EXCERPTED DATA |
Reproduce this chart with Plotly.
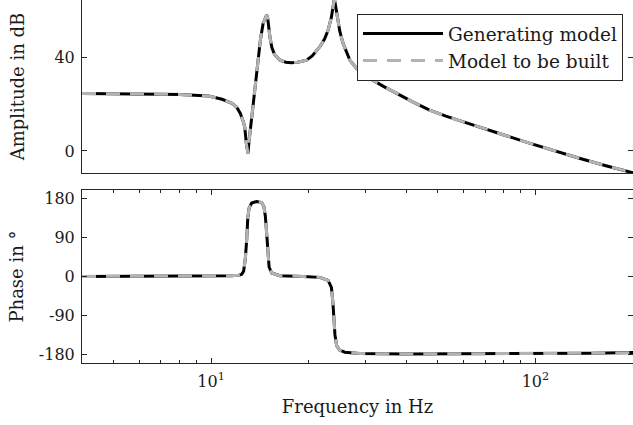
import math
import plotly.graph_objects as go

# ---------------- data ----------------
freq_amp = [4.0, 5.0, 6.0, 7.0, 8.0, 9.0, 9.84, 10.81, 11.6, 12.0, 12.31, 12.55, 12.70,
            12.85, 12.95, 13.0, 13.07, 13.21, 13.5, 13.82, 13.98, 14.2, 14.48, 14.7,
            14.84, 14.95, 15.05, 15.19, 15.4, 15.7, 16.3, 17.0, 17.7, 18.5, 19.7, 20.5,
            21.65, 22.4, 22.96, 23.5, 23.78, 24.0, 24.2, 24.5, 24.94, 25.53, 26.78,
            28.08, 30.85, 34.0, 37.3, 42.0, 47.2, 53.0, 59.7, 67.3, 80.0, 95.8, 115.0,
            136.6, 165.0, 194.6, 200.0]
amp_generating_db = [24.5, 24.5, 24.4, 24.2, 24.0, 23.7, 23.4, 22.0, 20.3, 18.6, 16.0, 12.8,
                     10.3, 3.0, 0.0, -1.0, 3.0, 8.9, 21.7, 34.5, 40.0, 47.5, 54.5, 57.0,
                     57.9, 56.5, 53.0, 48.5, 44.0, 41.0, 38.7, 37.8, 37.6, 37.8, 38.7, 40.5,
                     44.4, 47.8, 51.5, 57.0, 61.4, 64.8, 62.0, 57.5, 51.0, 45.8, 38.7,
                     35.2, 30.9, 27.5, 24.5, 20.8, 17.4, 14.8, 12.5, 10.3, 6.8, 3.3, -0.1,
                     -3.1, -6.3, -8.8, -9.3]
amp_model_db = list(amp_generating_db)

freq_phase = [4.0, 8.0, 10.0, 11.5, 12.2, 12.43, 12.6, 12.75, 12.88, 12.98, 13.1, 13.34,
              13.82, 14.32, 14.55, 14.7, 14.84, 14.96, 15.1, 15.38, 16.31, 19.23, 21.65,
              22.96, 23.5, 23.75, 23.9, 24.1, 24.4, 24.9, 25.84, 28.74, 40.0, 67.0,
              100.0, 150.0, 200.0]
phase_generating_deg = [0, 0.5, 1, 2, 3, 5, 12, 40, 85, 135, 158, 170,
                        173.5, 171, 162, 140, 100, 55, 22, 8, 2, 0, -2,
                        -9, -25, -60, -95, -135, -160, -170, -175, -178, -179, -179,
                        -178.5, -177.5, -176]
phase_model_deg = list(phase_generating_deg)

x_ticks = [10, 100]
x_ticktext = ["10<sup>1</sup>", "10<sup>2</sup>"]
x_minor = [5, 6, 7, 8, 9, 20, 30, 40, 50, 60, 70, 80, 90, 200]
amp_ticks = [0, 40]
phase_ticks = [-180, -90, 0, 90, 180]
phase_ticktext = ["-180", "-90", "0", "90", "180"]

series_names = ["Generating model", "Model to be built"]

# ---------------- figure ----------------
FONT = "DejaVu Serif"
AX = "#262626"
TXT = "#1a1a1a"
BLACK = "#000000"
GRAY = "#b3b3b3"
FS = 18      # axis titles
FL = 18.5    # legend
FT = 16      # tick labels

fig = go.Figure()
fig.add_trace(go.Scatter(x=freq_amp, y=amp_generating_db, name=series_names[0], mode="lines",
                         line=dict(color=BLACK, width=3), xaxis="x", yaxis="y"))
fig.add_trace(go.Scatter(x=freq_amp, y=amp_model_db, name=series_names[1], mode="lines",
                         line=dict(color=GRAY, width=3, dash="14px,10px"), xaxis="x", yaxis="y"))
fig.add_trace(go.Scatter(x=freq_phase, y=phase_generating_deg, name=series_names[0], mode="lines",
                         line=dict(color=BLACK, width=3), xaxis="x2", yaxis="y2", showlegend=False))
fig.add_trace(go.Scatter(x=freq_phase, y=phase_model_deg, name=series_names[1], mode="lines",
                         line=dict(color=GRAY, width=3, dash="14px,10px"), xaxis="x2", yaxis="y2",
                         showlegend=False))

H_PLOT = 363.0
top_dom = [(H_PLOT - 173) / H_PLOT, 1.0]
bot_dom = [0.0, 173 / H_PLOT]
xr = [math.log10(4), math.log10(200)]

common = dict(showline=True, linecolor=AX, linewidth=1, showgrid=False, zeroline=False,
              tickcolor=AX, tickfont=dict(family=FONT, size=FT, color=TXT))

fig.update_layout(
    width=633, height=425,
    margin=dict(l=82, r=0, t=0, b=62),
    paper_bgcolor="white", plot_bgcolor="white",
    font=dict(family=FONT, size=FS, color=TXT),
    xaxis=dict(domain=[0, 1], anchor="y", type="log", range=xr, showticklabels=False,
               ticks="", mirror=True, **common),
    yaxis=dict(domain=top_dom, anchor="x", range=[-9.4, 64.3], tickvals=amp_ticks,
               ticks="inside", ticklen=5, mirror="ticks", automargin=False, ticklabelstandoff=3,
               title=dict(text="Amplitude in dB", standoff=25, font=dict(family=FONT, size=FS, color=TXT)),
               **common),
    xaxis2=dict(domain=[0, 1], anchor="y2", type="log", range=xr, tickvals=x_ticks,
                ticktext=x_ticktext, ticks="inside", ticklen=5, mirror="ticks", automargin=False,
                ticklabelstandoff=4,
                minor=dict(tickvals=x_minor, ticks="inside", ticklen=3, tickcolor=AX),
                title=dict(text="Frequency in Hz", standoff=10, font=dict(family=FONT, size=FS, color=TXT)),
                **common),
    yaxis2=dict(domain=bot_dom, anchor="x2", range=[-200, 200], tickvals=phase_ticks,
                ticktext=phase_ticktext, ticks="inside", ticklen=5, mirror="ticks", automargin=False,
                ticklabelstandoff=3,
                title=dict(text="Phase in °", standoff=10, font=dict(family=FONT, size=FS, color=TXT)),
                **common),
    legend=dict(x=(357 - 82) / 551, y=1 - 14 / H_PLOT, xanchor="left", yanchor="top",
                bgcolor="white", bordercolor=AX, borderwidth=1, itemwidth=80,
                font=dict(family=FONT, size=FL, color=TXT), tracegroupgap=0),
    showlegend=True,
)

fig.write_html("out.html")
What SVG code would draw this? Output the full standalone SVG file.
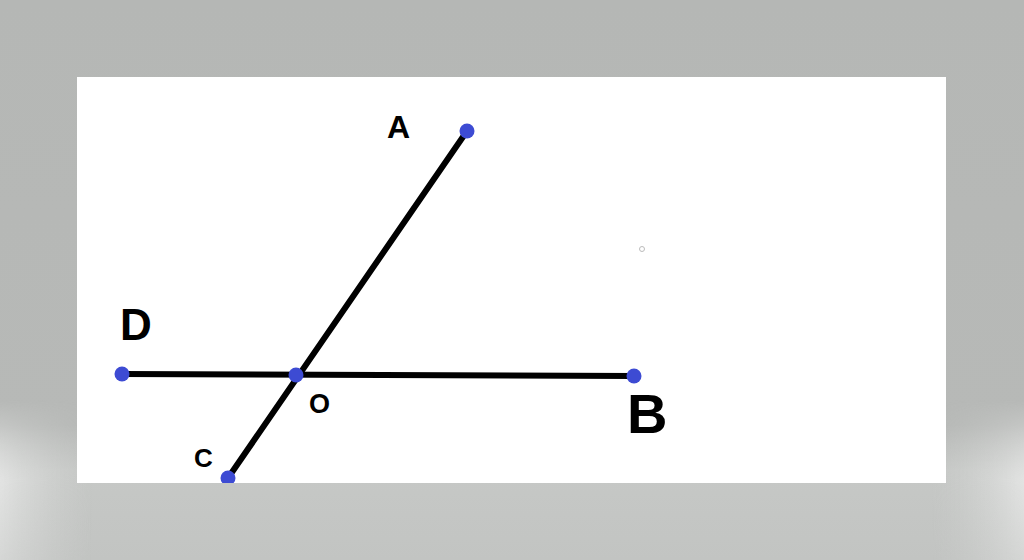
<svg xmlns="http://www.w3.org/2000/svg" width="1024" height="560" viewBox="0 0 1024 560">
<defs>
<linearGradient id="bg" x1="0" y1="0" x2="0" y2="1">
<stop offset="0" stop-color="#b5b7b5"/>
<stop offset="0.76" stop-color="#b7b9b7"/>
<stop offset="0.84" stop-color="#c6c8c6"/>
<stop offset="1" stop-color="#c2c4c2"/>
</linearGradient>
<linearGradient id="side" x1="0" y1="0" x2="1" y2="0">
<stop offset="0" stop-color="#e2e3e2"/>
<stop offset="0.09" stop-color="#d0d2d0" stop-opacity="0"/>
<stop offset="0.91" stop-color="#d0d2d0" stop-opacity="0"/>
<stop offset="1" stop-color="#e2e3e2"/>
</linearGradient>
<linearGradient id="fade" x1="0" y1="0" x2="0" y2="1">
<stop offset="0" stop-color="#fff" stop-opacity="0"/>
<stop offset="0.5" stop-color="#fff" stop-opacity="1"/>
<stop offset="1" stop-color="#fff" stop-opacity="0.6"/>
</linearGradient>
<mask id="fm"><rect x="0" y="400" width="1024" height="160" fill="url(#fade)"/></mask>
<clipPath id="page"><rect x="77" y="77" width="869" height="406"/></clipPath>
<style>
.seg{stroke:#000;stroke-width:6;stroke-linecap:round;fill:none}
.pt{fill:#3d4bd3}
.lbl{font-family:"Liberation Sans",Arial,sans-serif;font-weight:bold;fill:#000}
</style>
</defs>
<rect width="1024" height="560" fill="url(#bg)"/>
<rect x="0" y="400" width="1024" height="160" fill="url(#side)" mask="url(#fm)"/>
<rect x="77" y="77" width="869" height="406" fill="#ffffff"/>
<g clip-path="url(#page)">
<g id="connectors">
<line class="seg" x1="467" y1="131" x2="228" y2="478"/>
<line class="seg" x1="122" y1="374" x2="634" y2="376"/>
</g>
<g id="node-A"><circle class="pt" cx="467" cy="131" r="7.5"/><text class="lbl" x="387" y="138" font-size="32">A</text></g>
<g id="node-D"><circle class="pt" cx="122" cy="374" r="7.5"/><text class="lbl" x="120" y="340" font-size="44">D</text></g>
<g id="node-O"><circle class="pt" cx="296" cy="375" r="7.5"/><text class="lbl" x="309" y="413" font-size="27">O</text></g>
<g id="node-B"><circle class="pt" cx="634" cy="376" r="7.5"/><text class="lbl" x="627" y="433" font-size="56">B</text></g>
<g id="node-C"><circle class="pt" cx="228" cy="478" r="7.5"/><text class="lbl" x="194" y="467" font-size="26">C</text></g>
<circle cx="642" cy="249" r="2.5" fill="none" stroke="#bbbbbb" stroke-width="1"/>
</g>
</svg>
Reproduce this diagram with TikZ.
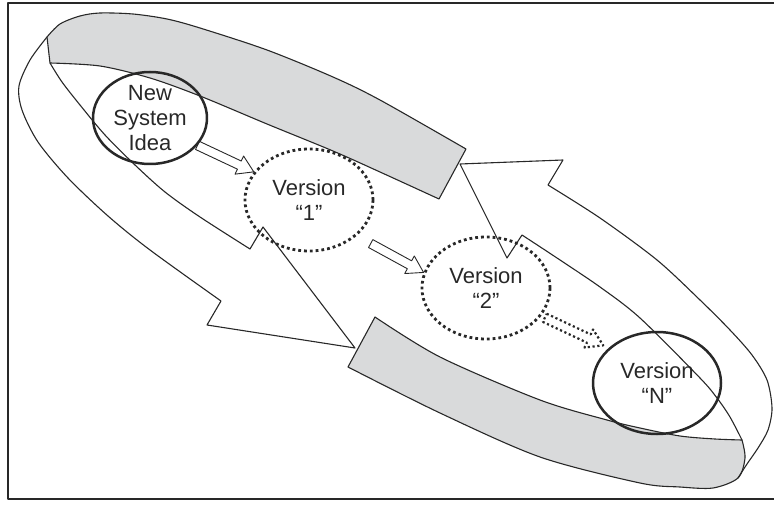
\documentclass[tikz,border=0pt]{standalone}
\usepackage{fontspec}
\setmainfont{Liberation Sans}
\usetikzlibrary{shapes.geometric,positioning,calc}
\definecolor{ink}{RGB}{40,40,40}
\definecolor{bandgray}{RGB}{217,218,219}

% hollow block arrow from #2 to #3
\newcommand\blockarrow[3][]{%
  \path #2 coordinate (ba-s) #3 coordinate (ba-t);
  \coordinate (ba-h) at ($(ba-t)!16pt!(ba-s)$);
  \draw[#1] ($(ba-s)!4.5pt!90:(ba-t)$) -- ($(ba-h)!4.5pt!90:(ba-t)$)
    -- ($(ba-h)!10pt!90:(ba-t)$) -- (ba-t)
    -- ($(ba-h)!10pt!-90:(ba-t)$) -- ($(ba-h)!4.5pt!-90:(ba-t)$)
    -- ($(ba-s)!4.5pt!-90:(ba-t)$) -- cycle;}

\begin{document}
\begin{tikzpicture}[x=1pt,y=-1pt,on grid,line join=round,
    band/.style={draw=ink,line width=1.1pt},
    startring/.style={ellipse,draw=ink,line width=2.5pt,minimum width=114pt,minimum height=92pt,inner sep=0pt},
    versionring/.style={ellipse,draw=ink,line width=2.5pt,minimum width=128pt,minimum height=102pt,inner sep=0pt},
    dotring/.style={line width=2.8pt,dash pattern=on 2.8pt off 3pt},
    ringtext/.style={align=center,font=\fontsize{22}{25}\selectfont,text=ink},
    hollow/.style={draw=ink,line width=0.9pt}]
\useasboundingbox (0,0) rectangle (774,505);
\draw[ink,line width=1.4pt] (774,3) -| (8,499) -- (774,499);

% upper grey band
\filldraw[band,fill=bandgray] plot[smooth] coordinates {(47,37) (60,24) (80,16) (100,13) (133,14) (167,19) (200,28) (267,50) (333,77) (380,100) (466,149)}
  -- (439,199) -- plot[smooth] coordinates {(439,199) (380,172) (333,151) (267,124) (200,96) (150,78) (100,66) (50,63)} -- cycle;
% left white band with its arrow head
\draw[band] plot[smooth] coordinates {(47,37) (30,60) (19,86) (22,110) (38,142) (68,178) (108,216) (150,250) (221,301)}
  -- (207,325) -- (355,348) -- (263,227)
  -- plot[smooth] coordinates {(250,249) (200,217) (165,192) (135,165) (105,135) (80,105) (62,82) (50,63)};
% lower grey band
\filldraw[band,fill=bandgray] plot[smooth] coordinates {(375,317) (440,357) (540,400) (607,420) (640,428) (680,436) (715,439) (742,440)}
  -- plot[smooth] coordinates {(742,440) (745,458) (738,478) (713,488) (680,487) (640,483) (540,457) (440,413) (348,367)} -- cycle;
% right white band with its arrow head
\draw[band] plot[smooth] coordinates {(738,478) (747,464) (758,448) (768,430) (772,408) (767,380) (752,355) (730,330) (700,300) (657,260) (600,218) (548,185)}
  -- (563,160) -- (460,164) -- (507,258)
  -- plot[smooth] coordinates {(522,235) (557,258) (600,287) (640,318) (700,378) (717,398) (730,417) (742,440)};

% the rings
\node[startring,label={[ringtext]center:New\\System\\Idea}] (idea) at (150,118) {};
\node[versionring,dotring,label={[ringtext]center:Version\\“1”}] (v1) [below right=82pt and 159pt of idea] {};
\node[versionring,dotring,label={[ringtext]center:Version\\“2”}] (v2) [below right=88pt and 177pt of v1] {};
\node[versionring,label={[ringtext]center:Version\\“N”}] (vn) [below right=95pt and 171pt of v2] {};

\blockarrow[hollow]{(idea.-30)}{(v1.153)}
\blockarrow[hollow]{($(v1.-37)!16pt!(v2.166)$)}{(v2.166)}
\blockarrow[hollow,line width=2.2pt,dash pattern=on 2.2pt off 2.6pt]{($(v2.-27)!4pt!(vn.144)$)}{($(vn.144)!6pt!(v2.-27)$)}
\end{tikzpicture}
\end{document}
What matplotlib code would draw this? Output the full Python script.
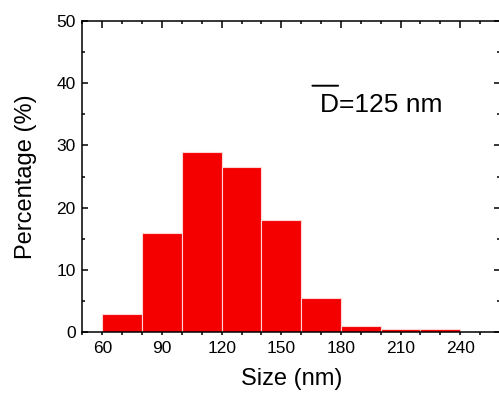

TASK TO CARRY OUT | Within the listing above, copy each line that has the string "Reproduce".

RESULT OF THE TASK |
Reproduce this chart with Plotly.
Reproduce this diagram with TikZ.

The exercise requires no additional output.